C. Ind. group plans history project on Ryan White

KOKOMO, Ind. (AP) — Local historians want to interview school board members and others about the decision to bar teenager Ryan White from a central Indiana school during the AIDS scare of the 1980s.

The Howard County Historical Society hopes to interview 15 to 20 people for an oral history project. The group wants to talk with school officials, the Kokomo mayor at the time, the White family minister and White's mother Jeanne White-Ginder.

Historical society director Kelly Karickhoff said Dr. Alan Adler, the Howard County Health Officer at the time, has already been interviewed.

"That was the stepping stone for what we decided to do," Karickhoff told the Kokomo Tribune for a Tuesday story.

"We want people to understand the story from that time period," Karickhoff said.
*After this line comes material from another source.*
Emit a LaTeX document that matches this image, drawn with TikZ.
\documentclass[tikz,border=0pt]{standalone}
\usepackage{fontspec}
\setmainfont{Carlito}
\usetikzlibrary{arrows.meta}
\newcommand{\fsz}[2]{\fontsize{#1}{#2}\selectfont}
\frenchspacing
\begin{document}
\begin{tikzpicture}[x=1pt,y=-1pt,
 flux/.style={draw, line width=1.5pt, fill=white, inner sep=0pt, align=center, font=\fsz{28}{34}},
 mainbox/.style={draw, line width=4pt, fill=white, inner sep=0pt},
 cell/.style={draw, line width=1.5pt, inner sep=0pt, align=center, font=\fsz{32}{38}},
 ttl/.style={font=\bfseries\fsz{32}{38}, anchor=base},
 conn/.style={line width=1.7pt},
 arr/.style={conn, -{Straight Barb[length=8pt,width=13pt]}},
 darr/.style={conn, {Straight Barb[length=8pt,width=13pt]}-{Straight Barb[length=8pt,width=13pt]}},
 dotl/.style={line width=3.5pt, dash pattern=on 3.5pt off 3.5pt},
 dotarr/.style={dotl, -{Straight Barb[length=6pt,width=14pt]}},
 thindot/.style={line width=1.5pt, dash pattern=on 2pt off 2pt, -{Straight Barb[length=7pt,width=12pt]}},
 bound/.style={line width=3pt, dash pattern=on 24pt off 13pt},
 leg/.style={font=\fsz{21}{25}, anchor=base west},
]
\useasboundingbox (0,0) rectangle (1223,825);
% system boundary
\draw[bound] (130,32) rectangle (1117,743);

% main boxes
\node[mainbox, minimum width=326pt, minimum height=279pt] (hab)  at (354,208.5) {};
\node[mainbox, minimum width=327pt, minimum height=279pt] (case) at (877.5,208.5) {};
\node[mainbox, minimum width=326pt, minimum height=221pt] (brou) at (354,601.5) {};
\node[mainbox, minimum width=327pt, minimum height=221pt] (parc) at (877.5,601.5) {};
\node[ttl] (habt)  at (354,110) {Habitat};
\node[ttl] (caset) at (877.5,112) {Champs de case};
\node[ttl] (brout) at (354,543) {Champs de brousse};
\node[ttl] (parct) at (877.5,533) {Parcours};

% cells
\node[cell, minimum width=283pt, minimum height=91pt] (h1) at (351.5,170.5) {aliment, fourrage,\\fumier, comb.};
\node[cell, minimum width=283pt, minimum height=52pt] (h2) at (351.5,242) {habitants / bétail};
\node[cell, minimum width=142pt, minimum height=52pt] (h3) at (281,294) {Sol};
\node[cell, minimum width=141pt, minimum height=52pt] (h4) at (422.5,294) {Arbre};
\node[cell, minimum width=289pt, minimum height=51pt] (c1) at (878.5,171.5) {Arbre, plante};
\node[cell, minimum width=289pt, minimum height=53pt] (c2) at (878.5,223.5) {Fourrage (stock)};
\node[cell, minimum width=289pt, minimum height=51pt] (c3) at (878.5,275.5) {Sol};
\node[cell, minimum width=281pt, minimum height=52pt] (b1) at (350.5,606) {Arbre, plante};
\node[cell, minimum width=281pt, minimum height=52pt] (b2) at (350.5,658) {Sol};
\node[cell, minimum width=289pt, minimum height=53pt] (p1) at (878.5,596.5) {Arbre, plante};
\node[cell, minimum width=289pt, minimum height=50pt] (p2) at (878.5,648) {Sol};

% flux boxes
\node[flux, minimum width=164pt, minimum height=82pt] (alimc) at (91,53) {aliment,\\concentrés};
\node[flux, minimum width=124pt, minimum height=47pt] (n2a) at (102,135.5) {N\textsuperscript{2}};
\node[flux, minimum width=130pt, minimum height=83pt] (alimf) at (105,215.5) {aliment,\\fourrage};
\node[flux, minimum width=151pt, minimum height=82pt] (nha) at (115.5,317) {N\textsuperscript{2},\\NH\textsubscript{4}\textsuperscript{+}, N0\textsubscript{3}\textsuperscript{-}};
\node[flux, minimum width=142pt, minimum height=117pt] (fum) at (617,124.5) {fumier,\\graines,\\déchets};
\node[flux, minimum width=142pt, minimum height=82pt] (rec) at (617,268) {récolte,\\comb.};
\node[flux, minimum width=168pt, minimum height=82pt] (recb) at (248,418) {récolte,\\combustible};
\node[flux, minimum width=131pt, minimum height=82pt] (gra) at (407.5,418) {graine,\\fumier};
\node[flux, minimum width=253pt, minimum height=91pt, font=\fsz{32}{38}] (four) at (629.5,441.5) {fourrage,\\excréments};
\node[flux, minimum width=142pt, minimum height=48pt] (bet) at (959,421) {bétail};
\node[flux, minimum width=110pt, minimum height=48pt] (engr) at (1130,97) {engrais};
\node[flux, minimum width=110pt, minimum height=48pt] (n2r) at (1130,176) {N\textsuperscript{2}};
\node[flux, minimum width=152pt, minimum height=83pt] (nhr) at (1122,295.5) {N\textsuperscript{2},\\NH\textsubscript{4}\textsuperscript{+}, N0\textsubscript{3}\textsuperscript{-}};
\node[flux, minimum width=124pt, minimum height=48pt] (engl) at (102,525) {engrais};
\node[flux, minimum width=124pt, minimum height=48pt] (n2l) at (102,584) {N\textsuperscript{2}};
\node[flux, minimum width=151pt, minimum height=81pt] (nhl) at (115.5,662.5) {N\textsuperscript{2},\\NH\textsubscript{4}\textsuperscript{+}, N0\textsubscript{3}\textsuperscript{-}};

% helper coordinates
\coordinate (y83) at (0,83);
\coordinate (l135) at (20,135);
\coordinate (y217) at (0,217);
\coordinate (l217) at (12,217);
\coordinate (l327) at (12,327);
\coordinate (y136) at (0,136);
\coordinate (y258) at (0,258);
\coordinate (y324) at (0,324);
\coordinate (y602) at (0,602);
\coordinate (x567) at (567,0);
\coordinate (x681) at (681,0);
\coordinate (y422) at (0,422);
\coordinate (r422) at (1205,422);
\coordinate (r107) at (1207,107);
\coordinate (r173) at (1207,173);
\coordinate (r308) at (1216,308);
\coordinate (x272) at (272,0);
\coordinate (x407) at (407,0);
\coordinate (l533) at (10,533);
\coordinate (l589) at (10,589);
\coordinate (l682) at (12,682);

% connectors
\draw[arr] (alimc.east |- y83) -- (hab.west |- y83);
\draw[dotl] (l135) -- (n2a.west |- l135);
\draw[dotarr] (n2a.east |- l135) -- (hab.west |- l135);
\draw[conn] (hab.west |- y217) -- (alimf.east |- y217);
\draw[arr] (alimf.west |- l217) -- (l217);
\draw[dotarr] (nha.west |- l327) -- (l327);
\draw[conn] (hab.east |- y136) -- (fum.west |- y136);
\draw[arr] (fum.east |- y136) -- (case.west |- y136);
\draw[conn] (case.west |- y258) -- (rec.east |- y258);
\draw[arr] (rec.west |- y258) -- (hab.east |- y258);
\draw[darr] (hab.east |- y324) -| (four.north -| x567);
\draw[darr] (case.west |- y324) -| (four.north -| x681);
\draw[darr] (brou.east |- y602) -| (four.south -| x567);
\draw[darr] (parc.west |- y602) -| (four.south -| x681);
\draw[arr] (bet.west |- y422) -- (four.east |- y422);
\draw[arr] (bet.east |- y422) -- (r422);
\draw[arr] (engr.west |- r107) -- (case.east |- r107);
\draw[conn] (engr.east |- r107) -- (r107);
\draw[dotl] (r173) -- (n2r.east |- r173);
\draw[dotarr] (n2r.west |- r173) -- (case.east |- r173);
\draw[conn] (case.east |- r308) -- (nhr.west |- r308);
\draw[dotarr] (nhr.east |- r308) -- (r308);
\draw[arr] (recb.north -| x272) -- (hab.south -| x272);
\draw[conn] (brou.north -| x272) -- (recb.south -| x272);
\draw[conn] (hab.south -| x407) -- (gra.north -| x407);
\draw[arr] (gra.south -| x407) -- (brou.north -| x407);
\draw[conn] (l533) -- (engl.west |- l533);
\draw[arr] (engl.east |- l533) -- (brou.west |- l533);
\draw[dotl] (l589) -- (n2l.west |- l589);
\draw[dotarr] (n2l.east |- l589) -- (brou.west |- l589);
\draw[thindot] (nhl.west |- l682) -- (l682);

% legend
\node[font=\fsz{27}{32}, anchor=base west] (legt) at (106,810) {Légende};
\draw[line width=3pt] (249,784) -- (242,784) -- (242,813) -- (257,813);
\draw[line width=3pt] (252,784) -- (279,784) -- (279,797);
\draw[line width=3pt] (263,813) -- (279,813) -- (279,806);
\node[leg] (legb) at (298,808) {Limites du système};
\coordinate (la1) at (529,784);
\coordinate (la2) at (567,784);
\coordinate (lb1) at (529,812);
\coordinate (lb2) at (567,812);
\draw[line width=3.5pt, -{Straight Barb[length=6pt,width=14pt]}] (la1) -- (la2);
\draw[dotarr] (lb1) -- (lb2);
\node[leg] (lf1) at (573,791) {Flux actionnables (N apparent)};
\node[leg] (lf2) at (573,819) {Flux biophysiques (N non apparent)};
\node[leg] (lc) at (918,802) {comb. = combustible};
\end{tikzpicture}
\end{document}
Misconceptions about AIDS and how it was spread were common when White, a hemophiliac who contracted the HIV virus through a blood transfusion, was diagnosed with the disease in the early 1980s. Local school officials barred the 13-year-old boy from Western Middle School near Kokomo in 1984, and the case attracted international headlines as White helped combat the idea that the disease could be spread through casual contact.

The Indiana Department of Education eventually ruled that White could attend school and he attended a high school in Hamilton County near Indianapolis after the family moved. He died in 1990 at age 18.
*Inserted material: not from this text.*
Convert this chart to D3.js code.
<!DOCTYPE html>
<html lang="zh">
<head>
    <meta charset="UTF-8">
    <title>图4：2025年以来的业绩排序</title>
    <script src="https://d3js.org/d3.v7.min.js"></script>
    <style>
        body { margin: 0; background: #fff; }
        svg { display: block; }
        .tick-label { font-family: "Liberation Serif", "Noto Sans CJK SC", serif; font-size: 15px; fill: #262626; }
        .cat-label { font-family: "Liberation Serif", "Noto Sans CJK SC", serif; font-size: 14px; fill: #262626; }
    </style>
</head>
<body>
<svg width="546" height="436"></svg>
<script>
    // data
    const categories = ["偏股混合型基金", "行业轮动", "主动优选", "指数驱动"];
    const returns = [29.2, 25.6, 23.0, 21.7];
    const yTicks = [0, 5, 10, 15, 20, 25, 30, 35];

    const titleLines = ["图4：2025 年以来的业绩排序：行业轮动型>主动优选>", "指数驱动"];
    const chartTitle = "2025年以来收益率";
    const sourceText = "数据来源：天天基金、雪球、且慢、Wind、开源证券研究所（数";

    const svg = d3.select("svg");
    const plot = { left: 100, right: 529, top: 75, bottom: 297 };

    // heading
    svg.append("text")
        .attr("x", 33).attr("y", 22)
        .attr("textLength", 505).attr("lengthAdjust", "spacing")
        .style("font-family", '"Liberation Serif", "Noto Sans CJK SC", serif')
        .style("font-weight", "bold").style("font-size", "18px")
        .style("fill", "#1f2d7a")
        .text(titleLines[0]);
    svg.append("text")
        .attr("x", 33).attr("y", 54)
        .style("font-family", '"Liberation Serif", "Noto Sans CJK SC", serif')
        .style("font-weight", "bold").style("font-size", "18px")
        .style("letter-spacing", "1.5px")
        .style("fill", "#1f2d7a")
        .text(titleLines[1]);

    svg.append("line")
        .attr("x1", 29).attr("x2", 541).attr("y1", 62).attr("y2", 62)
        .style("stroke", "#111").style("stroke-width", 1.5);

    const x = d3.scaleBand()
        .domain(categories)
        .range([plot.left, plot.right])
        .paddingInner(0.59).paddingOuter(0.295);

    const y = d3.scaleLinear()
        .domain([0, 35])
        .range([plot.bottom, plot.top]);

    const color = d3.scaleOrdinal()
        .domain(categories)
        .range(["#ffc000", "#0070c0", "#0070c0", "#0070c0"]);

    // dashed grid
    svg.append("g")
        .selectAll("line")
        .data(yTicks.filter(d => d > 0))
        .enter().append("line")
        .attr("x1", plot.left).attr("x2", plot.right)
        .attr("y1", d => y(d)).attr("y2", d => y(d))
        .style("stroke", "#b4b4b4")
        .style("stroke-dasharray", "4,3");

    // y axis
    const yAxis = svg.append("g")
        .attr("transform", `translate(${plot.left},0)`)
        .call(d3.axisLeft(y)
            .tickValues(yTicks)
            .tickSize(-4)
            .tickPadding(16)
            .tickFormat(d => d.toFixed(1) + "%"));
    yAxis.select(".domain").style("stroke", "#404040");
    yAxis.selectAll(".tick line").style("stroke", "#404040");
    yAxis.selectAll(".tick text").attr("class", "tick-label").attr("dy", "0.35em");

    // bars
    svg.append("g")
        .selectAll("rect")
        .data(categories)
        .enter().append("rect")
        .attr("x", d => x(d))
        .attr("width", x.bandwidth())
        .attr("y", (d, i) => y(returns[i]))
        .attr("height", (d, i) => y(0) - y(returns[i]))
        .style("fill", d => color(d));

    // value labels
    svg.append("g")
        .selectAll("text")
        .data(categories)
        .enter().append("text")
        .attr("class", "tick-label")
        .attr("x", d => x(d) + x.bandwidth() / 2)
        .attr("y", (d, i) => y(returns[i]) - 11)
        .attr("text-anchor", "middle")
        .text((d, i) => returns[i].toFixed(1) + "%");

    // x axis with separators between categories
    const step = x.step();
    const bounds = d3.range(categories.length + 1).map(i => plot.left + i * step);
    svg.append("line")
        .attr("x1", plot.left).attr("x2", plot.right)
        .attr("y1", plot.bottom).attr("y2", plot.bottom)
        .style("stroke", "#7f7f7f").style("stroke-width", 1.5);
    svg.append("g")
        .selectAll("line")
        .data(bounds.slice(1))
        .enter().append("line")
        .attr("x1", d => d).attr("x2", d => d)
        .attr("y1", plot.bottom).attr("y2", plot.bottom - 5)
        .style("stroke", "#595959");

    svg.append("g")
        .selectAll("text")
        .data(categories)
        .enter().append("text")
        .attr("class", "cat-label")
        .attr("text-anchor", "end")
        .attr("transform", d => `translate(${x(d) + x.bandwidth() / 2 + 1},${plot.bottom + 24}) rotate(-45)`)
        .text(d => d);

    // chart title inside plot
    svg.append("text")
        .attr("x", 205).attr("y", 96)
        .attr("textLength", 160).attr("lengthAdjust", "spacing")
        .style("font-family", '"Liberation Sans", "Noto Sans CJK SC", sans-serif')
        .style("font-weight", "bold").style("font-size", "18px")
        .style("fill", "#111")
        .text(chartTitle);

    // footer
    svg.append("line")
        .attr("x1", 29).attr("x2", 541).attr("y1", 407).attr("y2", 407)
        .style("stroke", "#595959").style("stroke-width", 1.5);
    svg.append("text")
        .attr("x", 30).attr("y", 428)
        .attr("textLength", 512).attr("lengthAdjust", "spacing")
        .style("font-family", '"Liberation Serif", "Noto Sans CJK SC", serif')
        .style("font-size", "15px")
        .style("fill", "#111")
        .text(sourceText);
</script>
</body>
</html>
The Historicial Society received a $2,320 grant from the Howard County Community Foundation to examine the impact the Ryan White story had on the community through oral history interviews.
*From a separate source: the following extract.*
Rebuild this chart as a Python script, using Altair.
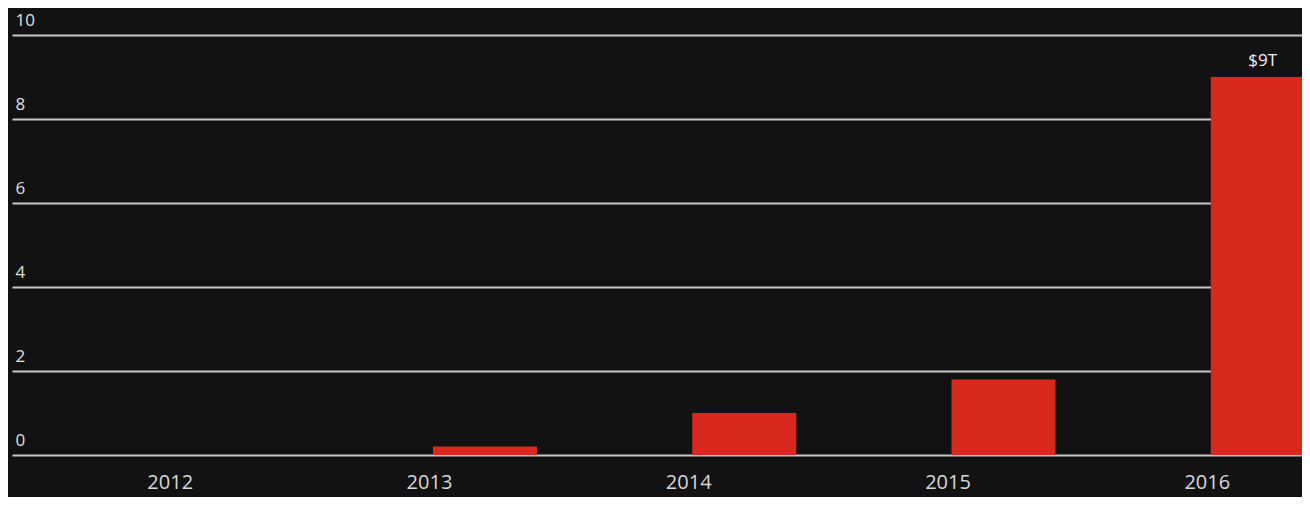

"It's something that needs to be done," Karickhoff said. "It is a story that had not been collected."

Historians already have been doing research on White for the past year, reviewing books written about him and poring through local newspaper archives. Karickhoff said the Historical Society hopes to work with the Children's Museum of Indianapolis, which has a replica of White's bedroom on display.

Karickhoff said the group has not been determined if a public event will be held in conjunction with the oral history project. She said a round table discussion of the White controversy was a possibility.